▶ **Material to process**
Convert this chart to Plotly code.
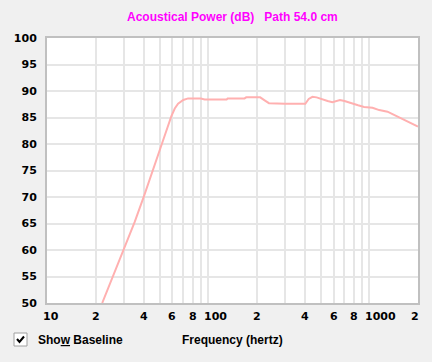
import numpy as np
import plotly.graph_objects as go

# ---- data ----
freq_hz = [22, 25, 30, 35, 40, 45, 50, 55, 59, 62, 65, 70, 75, 80, 90, 95,
           130, 132, 168, 172, 210, 225, 238, 300, 400, 420, 443, 470, 498, 550, 589,
           656, 700, 765, 850, 926, 1044, 1150, 1294, 1400, 1564, 1800, 2000]
power_db = [50, 54.3, 60.2, 65.3, 70.2, 74.6, 78.6, 82.5, 85.2, 86.7, 87.6, 88.3, 88.6, 88.6, 88.6, 88.4,
            88.4, 88.6, 88.6, 88.8, 88.8, 88.2, 87.7, 87.6, 87.6, 88.5, 88.9, 88.8, 88.5, 88.1, 87.9,
            88.3, 88.1, 87.7, 87.3, 87.0, 86.85, 86.4, 86.1, 85.6, 84.85, 84.0, 83.3]

x_grid_vals = [20, 30, 40, 50, 60, 70, 80, 90, 100, 200, 300, 400, 500, 600, 700, 800, 900, 1000]
x_label_vals = [10, 20, 40, 60, 80, 100, 200, 400, 600, 800, 1000, 2000]
x_label_text = ["10", "2", "4", "6", "8", "100", "2", "4", "6", "8", "1000", "2"]
y_ticks = [50, 55, 60, 65, 70, 75, 80, 85, 90, 95, 100]

title_text = "Acoustical Power (dB)   Path 54.0 cm"
x_title = "Frequency (hertz)"

W, H = 432, 362
ML, MR, MT, MB = 47, 14, 38, 59
PW, PH = W - ML - MR, H - MT - MB


def px(x):
    return (x - ML) / PW


def py(y):
    return (H - MB - y) / PH


fig = go.Figure()
fig.add_trace(go.Scatter(x=freq_hz, y=power_db, mode="lines",
                         line=dict(color="#FFB0B0", width=2), hoverinfo="skip",
                         showlegend=False))

tick_font = dict(family="DejaVu Sans", size=11, color="black", weight="bold")
text_font = dict(family="Liberation Sans", size=12, color="black", weight="bold")

fig.update_layout(
    width=W, height=H,
    margin=dict(l=ML, r=MR, t=MT, b=MB),
    paper_bgcolor="#F0F0F0", plot_bgcolor="white",
    showlegend=False,
    xaxis=dict(type="log", range=[1, np.log10(2000)], tickvals=x_grid_vals,
               showticklabels=False, ticks="", showgrid=True, gridcolor="#E6E6E6",
               gridwidth=2, showline=True, linecolor="#C0C0C0", linewidth=2,
               mirror=True, zeroline=False, fixedrange=True),
    yaxis=dict(range=[50, 100], tickvals=y_ticks, ticks="", tickfont=tick_font,
               ticklabelstandoff=6, showgrid=True, gridcolor="#E6E6E6", gridwidth=2,
               showline=True, linecolor="#C0C0C0", linewidth=2, mirror=True,
               zeroline=False, fixedrange=True),
)

annotations = []
n = len(x_label_vals)
for i, (v, t) in enumerate(zip(x_label_vals, x_label_text)):
    if i == n - 1:
        anchor, shift = "right", 3
    elif len(t) > 1:
        anchor, shift = "left", -6
    else:
        anchor, shift = "center", 0
    annotations.append(dict(x=np.log10(v), xref="x", y=0, yref="paper",
                            text=t, showarrow=False, xanchor=anchor, yanchor="middle",
                            xshift=shift, yshift=-13, font=tick_font))

annotations.append(dict(x=0.5, xref="paper", y=1, yref="paper", text=title_text,
                        showarrow=False, xanchor="center", yanchor="middle", yshift=21,
                        font=dict(family="Liberation Sans", size=12, color="#FF00FF",
                                  weight="bold")))
annotations.append(dict(x=0.5, xref="paper", y=0, yref="paper", text=x_title,
                        showarrow=False, xanchor="center", yanchor="middle", yshift=-37,
                        font=text_font))
annotations.append(dict(x=0, xref="paper", y=0, yref="paper",
                        text="Sho<u>w</u> Baseline",
                        showarrow=False, xanchor="left", yanchor="middle",
                        xshift=-11, yshift=-37, font=text_font))
fig.update_layout(annotations=annotations)

# checkbox
fig.add_shape(type="rect", xref="paper", yref="paper",
              x0=px(14), x1=px(27), y0=py(346), y1=py(333),
              fillcolor="white", line=dict(color="#A0A0A0", width=1), layer="above")
check_path = "M {:.5f},{:.5f} L {:.5f},{:.5f} L {:.5f},{:.5f}".format(
    px(17), py(339), px(19.5), py(342), px(24), py(336.5))
fig.add_shape(type="path", xref="paper", yref="paper", path=check_path,
              line=dict(color="black", width=2), layer="above")

fig.write_html("out.html", config={"displayModeBar": False},
               post_script="document.body.style.margin='0';document.body.style.background='#F0F0F0';")
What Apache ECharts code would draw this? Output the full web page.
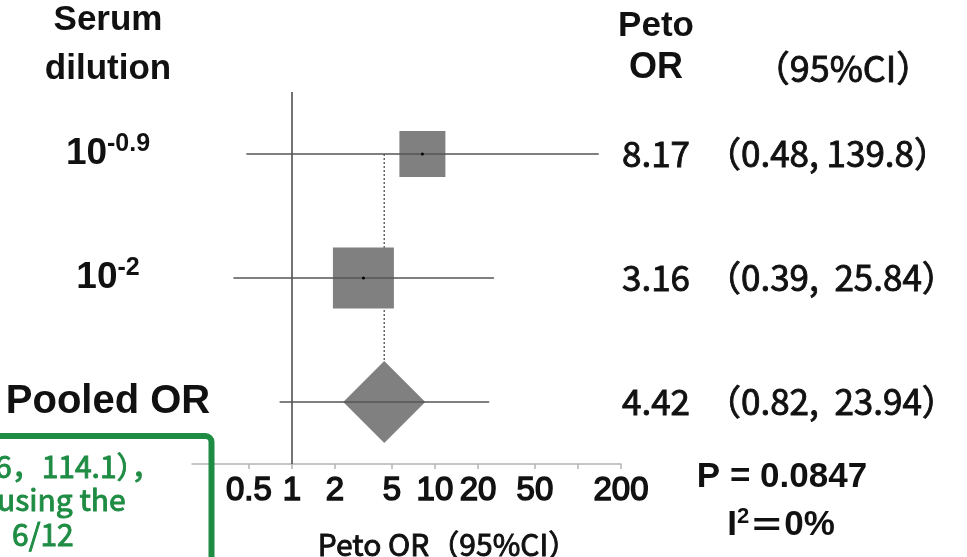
<!DOCTYPE html>
<html><head><meta charset="utf-8">
<script src="https://cdn.jsdelivr.net/npm/echarts@6/dist/echarts.min.js"></script>
<style>html,body{margin:0;padding:0;background:#fff}#c{width:967px;height:557px}</style>
</head><body><div id="c"></div>
<script>
// ---- data ----
const rowLabels = ['{b|10}{sup|-0.9}', '{b|10}{sup|-2}', '{p|Pooled OR}'];
const rowPos = [2.5, 1.5, 0.5];
const orValues = [8.17, 3.16, 4.42];
const ciLow = [0.48, 0.39, 0.82];
const ciHigh = [139.8, 25.84, 23.94];
const orText = ['8.17', '3.16', '4.42'];
const ciText = ['（0.48, 139.8）', '（0.39,  25.84）', '（0.82,  23.94）'];
const tickValues = [0.5, 1, 2, 5, 10, 20, 50, 100, 200];
const labelValues = [0.5, 1, 2, 5, 10, 20, 50, 200];
const labelText = ['0.5', '1', '2', '5', '10', '20', '50', '200'];
const nullEffect = 1;
const pooledIndex = 2;

// ---- styles ----
const markerSize = [46, 61];   // square side, px
const diamondHalf = 41;
const GREY = '#808080';
const JP = "'Noto Sans CJK JP', sans-serif";
const LS = "'Liberation Sans', Arial, sans-serif";
const GREEN = '#1f8c44';
const INK = '#111';

const chart = echarts.init(document.getElementById('c'));

function nearestIdx(arr, v, log) {
  let best = 0, bd = Infinity;
  arr.forEach((t, i) => {
    const d = log ? Math.abs(Math.log10(t) - Math.log10(v)) : Math.abs(t - v);
    if (d < bd) { bd = d; best = i; }
  });
  return best;
}
function medium(font, fill, extra) {
  return Object.assign({ font: font, fill: fill || INK, stroke: fill || INK, lineWidth: 0.9 }, extra || {});
}

const rowData = orValues.map((v, i) => [v, rowPos[i], ciLow[i], ciHigh[i], i]);

const option = {
  animation: false,
  backgroundColor: '#fff',
  grid: { left: 192, right: 346, top: 92, bottom: 93, outerBoundsMode: 'none', containLabel: false },
  xAxis: {
    type: 'log', logBase: 10, min: 0.2, max: 200,
    axisLine: { show: true, lineStyle: { color: '#b4b4b4', width: 1.5 } },
    axisTick: { show: true, length: 5, customValues: tickValues, lineStyle: { color: '#b4b4b4', width: 1.5 } },
    axisLabel: {
      customValues: labelValues, margin: 10, color: INK, fontSize: 33, fontFamily: LS,
      textBorderColor: INK, textBorderWidth: 1.5,
      formatter: v => labelText[nearestIdx(labelValues, v, true)]
    },
    splitLine: { show: false }
  },
  yAxis: {
    type: 'value', min: 0, max: 3,
    axisLine: { show: false }, axisTick: { show: false }, splitLine: { show: false },
    axisLabel: {
      customValues: rowPos, margin: 84, align: 'center', color: INK,
      formatter: v => rowLabels[nearestIdx(rowPos, v, false)],
      rich: {
        b: { fontSize: 37, fontWeight: 'bold', fontFamily: LS, color: INK },
        sup: { fontSize: 25, fontWeight: 'bold', fontFamily: LS, color: INK, padding: [0, 0, 20, 0] },
        p: { fontSize: 40, fontWeight: 'bold', fontFamily: LS, color: INK }
      }
    }
  },
  series: [
    {
      type: 'line', z: 1, data: [], silent: true,
      markLine: {
        symbol: 'none', silent: true, label: { show: false },
        lineStyle: { color: '#444', width: 1.5, type: 'solid' },
        data: [{ xAxis: nullEffect }]
      }
    },
    {
      type: 'line', z: 2, silent: true, showSymbol: false,
      lineStyle: { color: '#666', width: 1.5, type: [2, 2] },
      data: [[orValues[pooledIndex], rowPos[0]], [orValues[pooledIndex], rowPos[pooledIndex]]]
    },
    {
      type: 'custom', z: 5, silent: true,
      encode: { x: [0, 2, 3], y: 1 },
      data: rowData,
      renderItem: function (params, api) {
        const y = api.value(1);
        const c = api.coord([api.value(0), y]);
        const lo = api.coord([api.value(2), y]);
        const hi = api.coord([api.value(3), y]);
        const i = api.value(4);
        const children = [];
        if (i === pooledIndex) {
          const h = diamondHalf;
          children.push({ type: 'polygon', shape: { points: [[c[0] - h, c[1]], [c[0], c[1] - h], [c[0] + h, c[1]], [c[0], c[1] + h]] }, style: { fill: GREY } });
        } else {
          const s = markerSize[i];
          children.push({ type: 'rect', shape: { x: c[0] - s / 2, y: c[1] - s / 2, width: s, height: s }, style: { fill: GREY } });
        }
        children.push({ type: 'line', shape: { x1: lo[0], y1: lo[1], x2: hi[0], y2: hi[1] }, style: { stroke: '#555', lineWidth: 1.5 } });
        if (i !== pooledIndex) {
          children.push({ type: 'circle', shape: { cx: c[0], cy: c[1], r: 1.5 }, style: { fill: '#000' } });
        }
        children.push({ type: 'text', x: 622, y: c[1], style: medium('35px ' + JP, INK, { text: orText[i], textAlign: 'left', textVerticalAlign: 'middle' }) });
        children.push({ type: 'text', x: 706, y: c[1], style: medium('35px ' + JP, INK, { text: ciText[i], textAlign: 'left', textVerticalAlign: 'middle' }) });
        return { type: 'group', children: children };
      }
    }
  ],
  graphic: [
    { type: 'text', x: 108, y: 20, style: { text: 'Serum', font: 'bold 35px ' + LS, fill: INK, textAlign: 'center', textVerticalAlign: 'middle' } },
    { type: 'text', x: 108, y: 69, style: { text: 'dilution', font: 'bold 35px ' + LS, fill: INK, textAlign: 'center', textVerticalAlign: 'middle' } },
    { type: 'text', x: 656, y: 26, style: { text: 'Peto', font: 'bold 35px ' + LS, fill: INK, textAlign: 'center', textVerticalAlign: 'middle' } },
    { type: 'text', x: 656, y: 68, style: { text: 'OR', font: 'bold 36px ' + LS, fill: INK, textAlign: 'center', textVerticalAlign: 'middle' } },
    { type: 'text', x: 843, y: 68, style: medium('36px ' + JP, INK, { text: '（95%CI）', textAlign: 'center', textVerticalAlign: 'middle' }) },
    { type: 'text', x: 448, y: 545, style: medium('30px ' + JP, INK, { text: 'Peto OR（95%CI）', textAlign: 'center', textVerticalAlign: 'middle' }) },
    { type: 'text', x: 782, y: 477, style: { text: 'P = 0.0847', font: 'bold 35px ' + LS, fill: INK, textAlign: 'center', textVerticalAlign: 'middle' } },
    { type: 'text', x: 781, y: 525, style: {
        text: '{b|I}{s|2}{e|＝}{b|0%}', textAlign: 'center', textVerticalAlign: 'middle',
        rich: {
          b: { font: 'bold 35px ' + LS, fill: INK },
          e: { font: 'bold 35px ' + JP, fill: INK },
          s: { font: 'bold 22px ' + LS, fill: INK, padding: [0, 0, 16, 0] }
        } } },
    { type: 'rect', shape: { x: -30, y: 436, width: 241.5, height: 160, r: 6 }, style: { fill: 'none', stroke: GREEN, lineWidth: 6 }, z: 100 },
    { type: 'text', x: -5, y: 467, z: 100, style: medium('30px ' + JP, GREEN, { text: '6，114.1），', textAlign: 'left', textVerticalAlign: 'middle' }) },
    { type: 'text', x: -3, y: 500, z: 100, style: medium('30px ' + JP, GREEN, { text: 'using the', textAlign: 'left', textVerticalAlign: 'middle' }) },
    { type: 'text', x: 12, y: 535, z: 100, style: medium('30px ' + JP, GREEN, { text: '6/12', textAlign: 'left', textVerticalAlign: 'middle' }) }
  ]
};
chart.setOption(option);
</script>
</body></html>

▶ **What the exercise asks**
Set down again, exactly, the lines of the material above from its first line to the one with "84.85, 84.0, 83.3]", inclusive. Leave the pictures out.

▶ **Expected answer**
Convert this chart to Plotly code.
import numpy as np
import plotly.graph_objects as go

# ---- data ----
freq_hz = [22, 25, 30, 35, 40, 45, 50, 55, 59, 62, 65, 70, 75, 80, 90, 95,
           130, 132, 168, 172, 210, 225, 238, 300, 400, 420, 443, 470, 498, 550, 589,
           656, 700, 765, 850, 926, 1044, 1150, 1294, 1400, 1564, 1800, 2000]
power_db = [50, 54.3, 60.2, 65.3, 70.2, 74.6, 78.6, 82.5, 85.2, 86.7, 87.6, 88.3, 88.6, 88.6, 88.6, 88.4,
            88.4, 88.6, 88.6, 88.8, 88.8, 88.2, 87.7, 87.6, 87.6, 88.5, 88.9, 88.8, 88.5, 88.1, 87.9,
            88.3, 88.1, 87.7, 87.3, 87.0, 86.85, 86.4, 86.1, 85.6, 84.85, 84.0, 83.3]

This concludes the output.